Glaucoma’s global toll

By HSC Staff Writer • Published: August 22nd, 2006
Category: Health in a Heartbeat

If you could see into the future, you’d know that the global toll of the disabling eye disease glaucoma will reach sixty-million people by 2010, rising to almost eighty-million by 2020. That’s 2020 the year, not twenty-twenty vision.

Talk about a statistic that’s out of sight. Women and people living in Asia, Africa and India will be the worst affected, according to research reported recently in the British Journal of Ophthalmology.

Glaucoma causes the flow of fluid out of the eye to become blocked, and pressure inside the eye rises. This high pressure may permanently damage nerve fibers in the light-sensitive retina and the optic nerve, which normally carries nerve signals for sight from the retina to the brain.

Glaucoma is the second-leading cause of blindness in the world and is responsible for about twelve percent of global blindness. The disease mainly affects people over sixty.

The researchers reviewed all the recent data on glaucoma derived from studies based on population. People living in Asia will account for almost half of those with glaucoma.
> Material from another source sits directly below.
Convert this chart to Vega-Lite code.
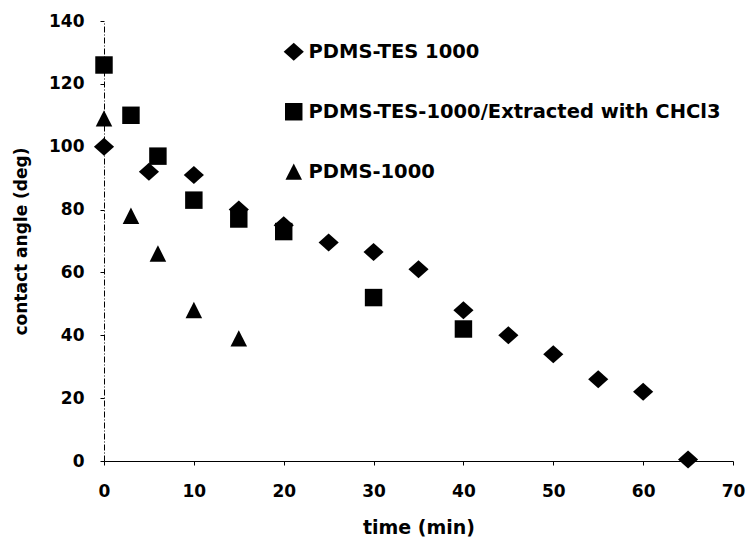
{
  "$schema": "https://vega.github.io/schema/vega-lite/v6.json",
  "width": 629,
  "height": 440,
  "autosize": "none",
  "padding": {"left": 104, "top": 21, "right": 18, "bottom": 81},
  "background": "white",
  "config": {
    "view": {"stroke": null},
    "font": "DejaVu Sans"
  },
  "data": {
    "values": [
      {"series": "PDMS-TES 1000", "time": 0, "angle": 100},
      {"series": "PDMS-TES 1000", "time": 5, "angle": 92},
      {"series": "PDMS-TES 1000", "time": 10, "angle": 91},
      {"series": "PDMS-TES 1000", "time": 15, "angle": 80},
      {"series": "PDMS-TES 1000", "time": 20, "angle": 75},
      {"series": "PDMS-TES 1000", "time": 25, "angle": 69.5},
      {"series": "PDMS-TES 1000", "time": 30, "angle": 66.5},
      {"series": "PDMS-TES 1000", "time": 35, "angle": 61},
      {"series": "PDMS-TES 1000", "time": 40, "angle": 48},
      {"series": "PDMS-TES 1000", "time": 45, "angle": 40},
      {"series": "PDMS-TES 1000", "time": 50, "angle": 34},
      {"series": "PDMS-TES 1000", "time": 55, "angle": 26},
      {"series": "PDMS-TES 1000", "time": 60, "angle": 22},
      {"series": "PDMS-TES 1000", "time": 65, "angle": 0.5},
      {"series": "PDMS-TES-1000/Extracted with CHCl3", "time": 0, "angle": 126},
      {"series": "PDMS-TES-1000/Extracted with CHCl3", "time": 3, "angle": 110},
      {"series": "PDMS-TES-1000/Extracted with CHCl3", "time": 6, "angle": 97},
      {"series": "PDMS-TES-1000/Extracted with CHCl3", "time": 10, "angle": 83},
      {"series": "PDMS-TES-1000/Extracted with CHCl3", "time": 15, "angle": 77},
      {"series": "PDMS-TES-1000/Extracted with CHCl3", "time": 20, "angle": 73},
      {"series": "PDMS-TES-1000/Extracted with CHCl3", "time": 30, "angle": 52},
      {"series": "PDMS-TES-1000/Extracted with CHCl3", "time": 40, "angle": 42},
      {"series": "PDMS-1000", "time": 0, "angle": 109},
      {"series": "PDMS-1000", "time": 3, "angle": 78},
      {"series": "PDMS-1000", "time": 6, "angle": 66},
      {"series": "PDMS-1000", "time": 10, "angle": 48},
      {"series": "PDMS-1000", "time": 15, "angle": 39}
    ]
  },
  "mark": {"type": "point", "filled": true, "opacity": 1, "size": 324, "strokeWidth": 0},
  "encoding": {
    "x": {
      "field": "time", "type": "quantitative",
      "scale": {"domain": [0, 70], "nice": false, "zero": true},
      "axis": {
        "title": "time (min)", "values": [0,10,20,30,40,50,60,70],
        "grid": false, "domainColor": "black", "domainWidth": 1.2,
        "tickColor": "black", "tickSize": 4,
        "labelFont": "DejaVu Sans", "labelFontSize": 17, "labelFontWeight": "bold", "labelColor": "black",
        "labelPadding": 18, "labelFlush": false,
        "titleFont": "DejaVu Sans", "titleFontSize": 19, "titleFontWeight": "bold", "titleColor": "black",
        "titlePadding": 19
      }
    },
    "y": {
      "field": "angle", "type": "quantitative",
      "scale": {"domain": [0, 140], "nice": false},
      "axis": {
        "title": "contact angle (deg)", "values": [0,20,40,60,80,100,120,140],
        "grid": false, "domainColor": "black", "domainWidth": 1, "domainDash": [6, 2, 1, 2],
        "tickColor": "black", "tickSize": 4,
        "labelFont": "DejaVu Sans", "labelFontSize": 17, "labelFontWeight": "bold", "labelColor": "black",
        "labelPadding": 16, "labelFlush": false,
        "titleFont": "DejaVu Sans", "titleFontSize": 17, "titleFontWeight": "bold", "titleColor": "black",
        "titlePadding": 18
      }
    },
    "shape": {
      "field": "series", "type": "nominal",
      "scale": {
        "domain": ["PDMS-TES 1000", "PDMS-TES-1000/Extracted with CHCl3", "PDMS-1000"],
        "range": ["M-1.12,0L0,-1L1.12,0L0,1Z", "M-0.97,-0.97L0.97,-0.97L0.97,0.97L-0.97,0.97Z", "M-0.92,0.9L0,-0.92L0.92,0.9Z"]
      },
      "legend": {
        "title": null, "orient": "none", "legendX": 180, "legendY": 21,
        "direction": "vertical",
        "symbolSize": 324, "symbolFillColor": "black", "symbolStrokeColor": "black", "symbolStrokeWidth": 0,
        "labelFont": "DejaVu Sans", "labelFontSize": 19.5, "labelFontWeight": "bold", "labelColor": "black",
        "labelOffset": 5, "rowPadding": 39, "labelLimit": 500
      }
    },
    "color": {"value": "black"}
  }
}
Around eleven-million will be blind in both eyes by 2020, and the disease is likely to increase most rapidly in India.

There are treatments available in the developed world that would help to reduce the amount of disability glaucoma causes. But scientists say efforts to harness the disease are hampered by a lack of consensus on the definition of glaucoma, and on the absence of a simple and accurate screening test.